Guitarist of the Ensemble Cairn since it was founded in 1997, she also plays with the Ensemble Intercontemporain, in festivals such as Agora (Ircam-Centre Pompidou), Festival d'Automne à Paris (Cité de la musique), Why Note, Archipels, Clip & Clap (musée du Louvre), Musica, Täge für Neue Musik, Voix Nouvelles, Ars Musica, Musiques de notre temps, Music Forum of Taipei, INTER/actions of Bangor (UK), Tokyo Spring Festival, New Music Week Festival in Shanghai.
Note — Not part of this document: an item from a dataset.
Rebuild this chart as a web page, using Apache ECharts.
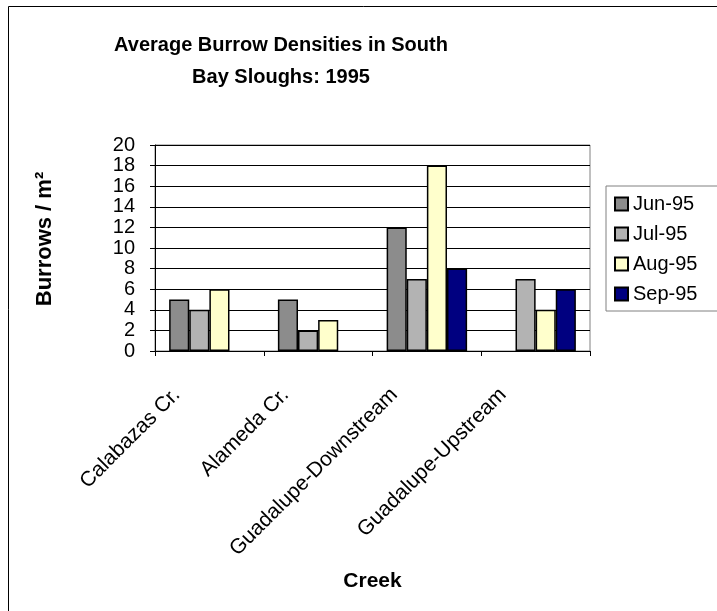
<!DOCTYPE html>
<html>
<head>
<meta charset="utf-8">
<script src="https://cdn.jsdelivr.net/npm/echarts@6/dist/echarts.min.js"></script>
<style>
html,body{margin:0;padding:0;background:#fff;}
#main{width:717px;height:611px;}
</style>
</head>
<body>
<div id="main"></div>
<script>
const titleText = 'Average Burrow Densities in South\nBay Sloughs: 1995';
const categories = ['Calabazas Cr.', 'Alameda Cr.', 'Guadalupe-Downstream', 'Guadalupe-Upstream'];
const seriesNames = ['Jun-95', 'Jul-95', 'Aug-95', 'Sep-95'];
const jun95 = [5, 5, 12, null];
const jul95 = [4, 2, 7, 7];
const aug95 = [6, 3, 18, 4];
const sep95 = [null, null, 8, 6];
const yTicks = [0, 2, 4, 6, 8, 10, 12, 14, 16, 18, 20];
const colors = ['#8c8c8c', '#b3b3b3', '#ffffcc', '#000080'];
const yName = 'Burrows / m\u00B2';
const xName = 'Creek';

const font = 'Arial, "Liberation Sans", sans-serif';
const seriesData = [jun95, jul95, aug95, sep95];

const chart = echarts.init(document.getElementById('main'), null, {renderer: 'canvas'});
chart.setOption({
  backgroundColor: '#fff',
  animation: false,
  title: {
    text: titleText,
    left: 276,
    top: 24,
    textAlign: 'center',
    textStyle: {fontFamily: font, fontWeight: 'bold', fontSize: 20, lineHeight: 32, color: '#000'}
  },
  legend: {
    orient: 'vertical',
    left: 606,
    top: 186,
    padding: [8, 40, 7, 8],
    itemGap: 10,
    itemWidth: 13,
    itemHeight: 13,
    icon: 'rect',
    borderColor: '#808080',
    borderWidth: 1,
    backgroundColor: '#fff',
    data: seriesNames,
    textStyle: {fontFamily: font, fontSize: 20, lineHeight: 20, color: '#000'}
  },
  grid: {
    left: 155, top: 145, right: 127, bottom: 260,
    show: true, borderColor: '#808080', borderWidth: 1, backgroundColor: 'transparent'
  },
  xAxis: {
    type: 'category',
    data: categories,
    boundaryGap: true,
    name: xName,
    nameLocation: 'middle',
    nameGap: 220,
    nameTextStyle: {fontFamily: font, fontWeight: 'bold', fontSize: 21, color: '#000'},
    axisLine: {lineStyle: {color: '#000', width: 1}},
    axisTick: {show: true, length: 5, lineStyle: {color: '#000'}},
    axisLabel: {
      rotate: 45, interval: 0, margin: 8,
      padding: [0, 46, 50, 0],
      fontFamily: font, fontSize: 21, color: '#000'
    },
    splitLine: {show: false}
  },
  yAxis: {
    type: 'value',
    min: 0, max: 20, interval: 2,
    name: yName,
    nameLocation: 'middle',
    nameRotate: 90,
    nameGap: 99,
    nameTextStyle: {fontFamily: font, fontWeight: 'bold', fontSize: 22, color: '#000', padding: [0, 0, 0, 18]},
    axisLine: {show: true, lineStyle: {color: '#000', width: 1}},
    axisTick: {show: true, length: 5, lineStyle: {color: '#000'}},
    axisLabel: {
      margin: 20, fontFamily: font, fontSize: 20, color: '#000',
      showMinLabel: true, showMaxLabel: true,
      formatter: function (v) { return yTicks.indexOf(v) >= 0 ? String(v) : ''; }
    },
    splitLine: {show: true, lineStyle: {color: '#000', width: 1}}
  },
  series: seriesNames.map(function (name, i) {
    return {
      name: name,
      type: 'bar',
      data: seriesData[i],
      barGap: '0%',
      barCategoryGap: '26%',
      itemStyle: {color: colors[i], borderColor: '#000', borderWidth: 1.5}
    };
  }),
  graphic: [{
    type: 'rect',
    silent: true,
    z: 100,
    shape: {x: 8.5, y: 6.5, width: 800, height: 700},
    style: {fill: 'none', stroke: '#000', lineWidth: 1}
  }]
});
</script>
</body>
</html>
She performed in shows mixing music (written or improvised) with poetry, theatre, video or dance, such as l'Atelier du Plateau fait son cirque, Tangos slams et coplas by Miguel Angel Sevilla, Set pour 7 femmes by François Raffinot, several shows directed by Ludovic Montet, K Lear by Marie Montegani, Territoires de l’âme by Jonathan Pontier, Doux Mix et Léger Sourire, Up to 1970 Miles by Serge Adam, Le Nerf by Guillaume Malvoisin, Une petite histoire de l'Opéra and Chanson Politique by Laurent Dehors, Journal d'une apparition (words by Robert Desnos), Liszt et l'Italie and Etude de fesses directed by Projet Bloom, Le Gouffre d'en haut by Françoise Toullec with l'Archipel Nocturne...
She plays in solo two specific projects : "Pages acoustiques" and "Pages électriques".
The concert is sponsored by the Townsend Center for the Humanities.